Style above substance

We’ve all sat in the stylist’s chair while he or she is snipping away and  regaling you about their latest holiday to Magaluf before flourishing a mirror and saying, “I’ve finished, what do you think?” We all tend to say that it looks lovely whilst wondering why we still seem to have pretty much the same amount of hair that we came in with?

There are clear parallels between the average chancellor and your hairdresser, with both professions claiming that they have reduced the amount of tax/hair, when in reality very little has been taken off!

Tax cuts: Another bad hair day?

Jeremy Hunt has said that he is committed  to £20billion of tax cuts in the Budget next month, which he is claiming will significantly boost the economy.
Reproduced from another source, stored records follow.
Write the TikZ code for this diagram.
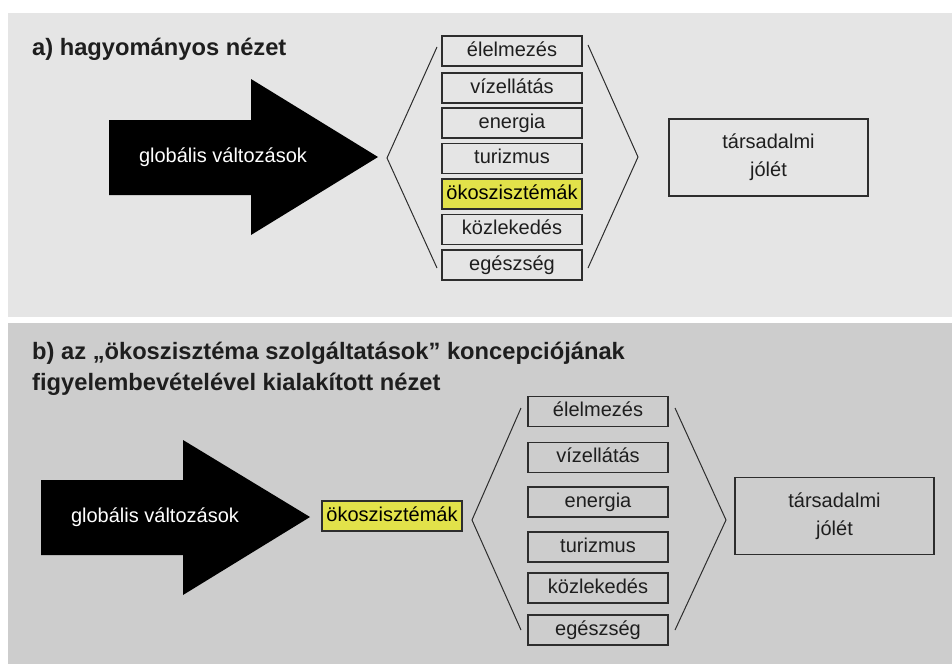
\documentclass[tikz,border=0pt]{standalone}
\usepackage{fontspec}
\setmainfont{Liberation Sans}
\definecolor{bga}{RGB}{229, 229, 229}
\definecolor{bgb}{RGB}{205, 205, 205}
\definecolor{eko}{RGB}{226, 226, 74}
\definecolor{keret}{RGB}{45, 45, 45}
\definecolor{betu}{RGB}{30, 30, 30}

\begin{document}
\begin{tikzpicture}[x=1pt, y=-1pt,
sectornode/.style={draw=keret, line width=1.3pt, minimum width=140pt, minimum height=30pt, inner sep=0pt, text height=14.5pt, text depth=4pt, text=betu, font=\fontsize{20}{24}\selectfont},
ekonode/.style={sectornode, fill=eko, text=black},
jolletnode/.style={draw=keret, line width=1.3pt, minimum width=199pt, minimum height=77pt, align=center, text=betu, font=\fontsize{20}{28}\selectfont},
titlenode/.style={anchor=base west, inner sep=0pt, text=betu, font=\fontsize{23.7}{31}\selectfont\bfseries},
arrowtext/.style={text=white, font=\fontsize{20}{24}\selectfont},
]
\useasboundingbox (0,0) rectangle (952,664);
%Backgrounds
\fill[bga] (8,13) rectangle (952,317);
\fill[bgb] (8,323) rectangle (952,664);

%Arrows
\fill[black] (109,120) -- (251,120) -- (251,79) -- (378,157) -- (251,235) -- (251,195) -- (109,195) -- cycle;
\fill[black] (41,480) -- (183,480) -- (183,440) -- (310,517) -- (183,595) -- (183,555) -- (41,555) -- cycle;

%Nodes a)
\node[titlenode]    (ta)    at (32,55) {a) hagyományos nézet};
\node[arrowtext]    (ga)    at (223,157) {globális változások};
\node[sectornode]   (a1)    at (512,51) {élelmezés};
\node[sectornode]   (a2)    at (512,88) {vízellátás};
\node[sectornode]   (a3)    at (512,123) {energia};
\node[sectornode]   (a4)    at (512,158.5) {turizmus};
\node[ekonode]      (a5)    at (512,194) {ökoszisztémák};
\node[sectornode]   (a6)    at (512,229.5) {közlekedés};
\node[sectornode]   (a7)    at (512,265) {egészség};
\node[jolletnode]   (ja)    at (768.5,157.5) {társadalmi\\jólét};

%Nodes b)
\node[titlenode]    (tb)    at (32,359.5) {b) az „ökoszisztéma szolgáltatások” koncepciójának};
\node[titlenode]    (tb2)   at (32,390.5) {figyelembevételével kialakított nézet};
\node[arrowtext]    (gb)    at (155,517) {globális változások};
\node[ekonode]      (eb)    at (392,516) {ökoszisztémák};
\node[sectornode]   (b1)    at (598,411.5) {élelmezés};
\node[sectornode]   (b2)    at (598,457.5) {vízellátás};
\node[sectornode]   (b3)    at (598,502) {energia};
\node[sectornode]   (b4)    at (598,547) {turizmus};
\node[sectornode]   (b5)    at (598,588) {közlekedés};
\node[sectornode]   (b6)    at (598,630) {egészség};
\node[jolletnode]   (jb)    at (834.5,516) {társadalmi\\jólét};

%Brackets
\draw[keret, line width=1pt] (437,47) -- (387,158) -- (437,268);
\draw[keret, line width=1pt] (588,45) -- (638,157) -- (588,268);
\draw[keret, line width=1pt] (521,408) -- (472,520) -- (521,630);
\draw[keret, line width=1pt] (675,408) -- (726,520) -- (675,630);

\end{tikzpicture}
\end{document}
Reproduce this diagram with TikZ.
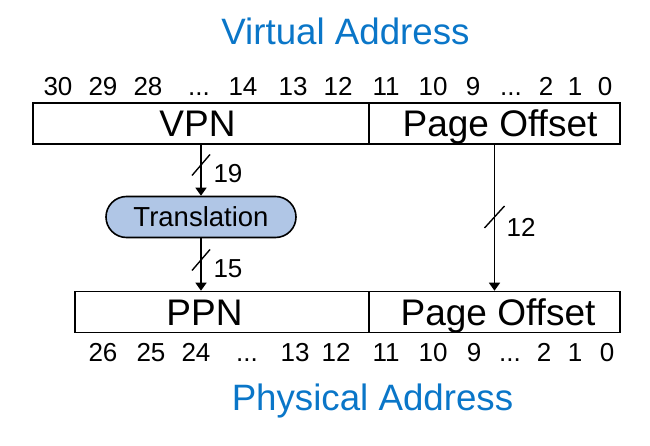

However, since this theory has been borrowed straight from the Liz Truss playbook of disastrous ideas, the rest of us may justifiably be a little sceptical as to whether or not we will collectively have a second bad hair day.

The jury is out as to the question, will Sir Keir Starmer and Rachel Reeves will do any better. Their success or lack of it, remains to be seen. If the next administration does not have the nous to take measures that would address the imbalance between the different taxes, whilst also being popular with the vast majority of the population, perhaps we could appoint a stylist as Chancellor of the Exchequer and let the fun begin. 

Tax Accountant’s view

My own somewhat cynical view is that nothing much will change, assuming that ‘the other lot’ get elected at the next election. They’ll huff and puff, but will not blow down the present unequal house of tax and rebuild it in a fair and sustainable fashion. There are just too many vested interests involved!